Pro-Moscow officials said all four occupied regions of Ukraine voted to join Russia. According to Russia-installed election officials, 93% of the ballots cast in the Zaporizhzhia region supported annexation, as did 87% in the Kherson region, 98% in the Luhansk region and 99% in Donetsk. Possibly explaining the lower favorable vote in Kherson is that Russian authorities there have faced a strong Ukrainian underground resistance movement whose members have killed Moscow-appointed officials and threatened those who considered voting.
In a remark that appeared to rule out negotiations, Ukrainian President Volodymr Zelenskyy told the U.N. Security Council by video from Kyiv that Russia’s attempts to annex Ukrainian territory will mean “there is nothing to talk about with this president of Russia.”
He added that “any annexation in the modern world is a crime, a crime against all states that consider the inviolability of border to be vital for themselves.”
Denmark believes “deliberate actions” caused big leaks in two natural gas pipelines running under the Baltic Sea from Russia to Germany, and seismologists said powerful explosions preceded the leaks.

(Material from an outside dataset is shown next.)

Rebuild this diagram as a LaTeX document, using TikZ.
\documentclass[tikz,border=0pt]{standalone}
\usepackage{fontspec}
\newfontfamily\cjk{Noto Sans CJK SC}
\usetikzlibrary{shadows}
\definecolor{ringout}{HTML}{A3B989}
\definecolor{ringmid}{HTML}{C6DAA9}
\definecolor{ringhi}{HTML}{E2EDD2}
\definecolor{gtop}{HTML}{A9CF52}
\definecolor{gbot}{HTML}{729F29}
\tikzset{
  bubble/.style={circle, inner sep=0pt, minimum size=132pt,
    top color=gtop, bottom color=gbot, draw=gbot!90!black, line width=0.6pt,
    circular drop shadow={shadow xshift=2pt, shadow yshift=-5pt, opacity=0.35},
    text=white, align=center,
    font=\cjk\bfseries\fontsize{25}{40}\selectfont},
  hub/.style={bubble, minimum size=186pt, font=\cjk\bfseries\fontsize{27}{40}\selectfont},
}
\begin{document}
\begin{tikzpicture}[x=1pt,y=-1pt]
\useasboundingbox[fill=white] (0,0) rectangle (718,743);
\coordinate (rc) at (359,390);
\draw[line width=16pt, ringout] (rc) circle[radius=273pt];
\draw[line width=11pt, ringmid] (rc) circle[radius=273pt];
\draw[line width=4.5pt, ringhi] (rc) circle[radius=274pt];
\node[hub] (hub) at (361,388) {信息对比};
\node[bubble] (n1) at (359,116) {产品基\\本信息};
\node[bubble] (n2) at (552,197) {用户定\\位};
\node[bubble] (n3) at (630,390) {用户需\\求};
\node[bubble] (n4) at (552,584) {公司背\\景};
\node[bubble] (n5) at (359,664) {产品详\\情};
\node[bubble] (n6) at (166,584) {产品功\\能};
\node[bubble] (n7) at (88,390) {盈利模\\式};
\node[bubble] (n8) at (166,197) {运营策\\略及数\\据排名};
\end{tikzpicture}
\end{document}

European leaders and experts pointed to possible sabotage amid the energy standoff with Russia provoked by
the war in Ukraine. Although filled with gas,
neither pipeline is currently supplying it to Europe.
“It is the authorities’ clear assessment that these are deliberate actions -– not accidents,” Danish Prime Minister Mette Frederiksen said Tuesday.

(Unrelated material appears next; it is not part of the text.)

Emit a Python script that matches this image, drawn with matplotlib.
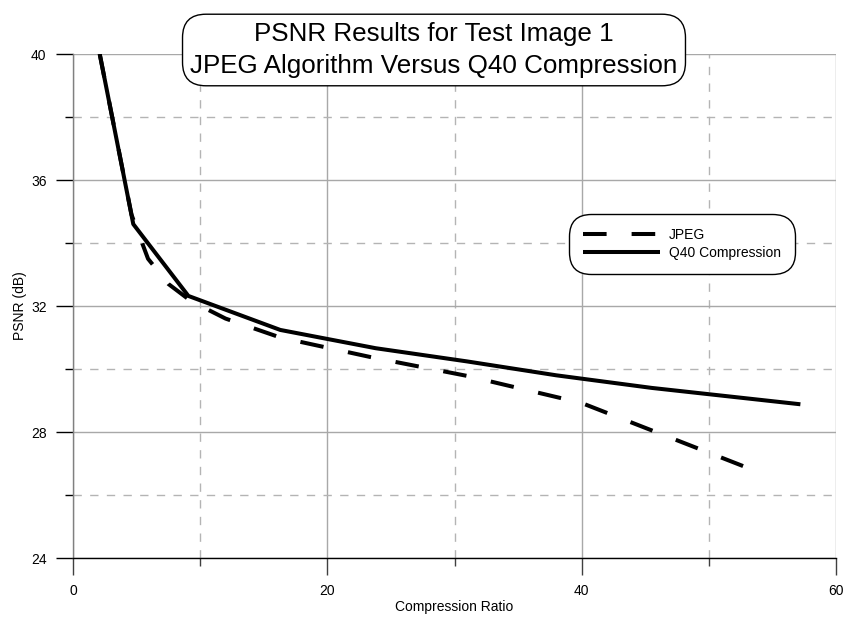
"""
PSNR results for test image 1: JPEG versus Q40 compression.
"""
import matplotlib
matplotlib.use("Agg")
import matplotlib.pyplot as plt
from matplotlib.ticker import MultipleLocator

plt.rcParams["font.family"] = ["Liberation Sans", "DejaVu Sans"]
plt.rcParams["lines.scale_dashes"] = False

# data
jpeg_ratio = [2.1, 4.6, 5.9, 7.5, 9.3, 12.0, 16.3, 23.5, 31.0, 40.0, 53.0]
jpeg_psnr = [40.0, 34.9, 33.5, 32.7, 32.15, 31.6, 31.0, 30.37, 29.78, 28.92, 26.87]
q40_ratio = [2.1, 4.74, 9.07, 16.3, 23.8, 31.0, 38.0, 45.5, 57.2]
q40_psnr = [40.0, 34.6, 32.32, 31.24, 30.66, 30.24, 29.8, 29.4, 28.88]

title_lines = ["PSNR Results for Test Image 1", "JPEG Algorithm Versus Q40 Compression"]

W, H = 848, 619
fig = plt.figure(figsize=(W / 100, H / 100), dpi=100)
ax = fig.add_axes([73 / W, 1 - 558 / H, (836 - 73) / W, (558 - 54) / H])

lw = 2.9
ax.plot(jpeg_ratio, jpeg_psnr, color="black", lw=lw, dashes=(17, 18),
        dash_capstyle="butt", label="JPEG", zorder=3)
ax.plot(q40_ratio, q40_psnr, color="black", lw=lw, solid_capstyle="butt",
        label="Q40 Compression", zorder=3)

ax.set_xlim(0, 60)
ax.set_ylim(24, 40)
ax.xaxis.set_major_locator(MultipleLocator(20))
ax.xaxis.set_minor_locator(MultipleLocator(10))
ax.yaxis.set_major_locator(MultipleLocator(4))
ax.yaxis.set_minor_locator(MultipleLocator(2))

ax.grid(which="major", color="#a8a8a8", lw=1.0, ls="-")
ax.grid(which="minor", color="#b4b4b4", lw=1.0, ls=(0, (6, 6)))
ax.set_axisbelow(True)

for s in ("top", "right"):
    ax.spines[s].set_visible(False)
ax.spines["left"].set_color("#808080")
ax.spines["bottom"].set_color("black")
ax.spines["left"].set_linewidth(1.0)
ax.spines["bottom"].set_linewidth(1.0)

ax.tick_params(which="major", direction="out", length=12, width=1.0,
               labelsize=10, colors="black", pad=7)
ax.tick_params(which="minor", direction="out", length=6, width=1.0, colors="black")
ax.tick_params(axis="x", which="both", color="#404040")

ax.set_xlabel("Compression Ratio", fontsize=10, labelpad=1)
ax.set_ylabel("PSNR (dB)", fontsize=10, labelpad=3)

leg = ax.legend(loc="upper left", bbox_to_anchor=((566 - 73) / (836 - 73), 1 - (211 - 54) / 504),
                fontsize=10, handlelength=5.6, handletextpad=0.6, borderpad=0.7,
                labelspacing=0.3, fancybox=True, framealpha=1, edgecolor="black")
leg.get_frame().set_linewidth(1.0)
leg.get_frame().set_boxstyle("round,pad=0.3,rounding_size=1.6")

fig.text(434 / W, 1 - 50 / H, "\n".join(title_lines), ha="center", va="center",
         fontsize=18.7, linespacing=1.42,
         bbox=dict(boxstyle="round,pad=0.3,rounding_size=0.9", fc="white",
                   ec="black", lw=1.0))

fig.savefig("out.png", dpi=100)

It took Vsevolod four days to drive from Moscow to Russia’s southern border with Georgia. He had to abandon his car at one point and continue on foot.

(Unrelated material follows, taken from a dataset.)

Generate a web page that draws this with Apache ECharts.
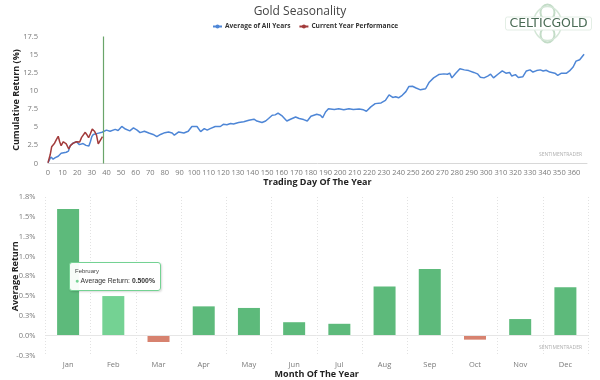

On Tuesday, he finally finished his 1,800-kilometer (1,100-mile) journey and crossed the frontier to escape being called up to fight
in Russia’s war in Ukraine.
“At 26, I do not want to be carried home in a zinc-lined (coffin) or stain (my) hands with somebody’s blood because of the war of one person that wants to build an empire,” he told The Associated Press, asking that his last name not be used because he feared retaliation from Russia.
Moscow-installed administrations in the four regions of southern and eastern Ukraine claimed Tuesday night that their residents voted to join Russia in the so-called referendums.
“Forcing people in these territories to fill out some papers at the barrel of a gun is yet another Russian crime in the course of its aggression against Ukraine,” Ukraine’s Foreign Ministry said.
The ministry blasted the ballots as “a propaganda show” and “null and worthless.”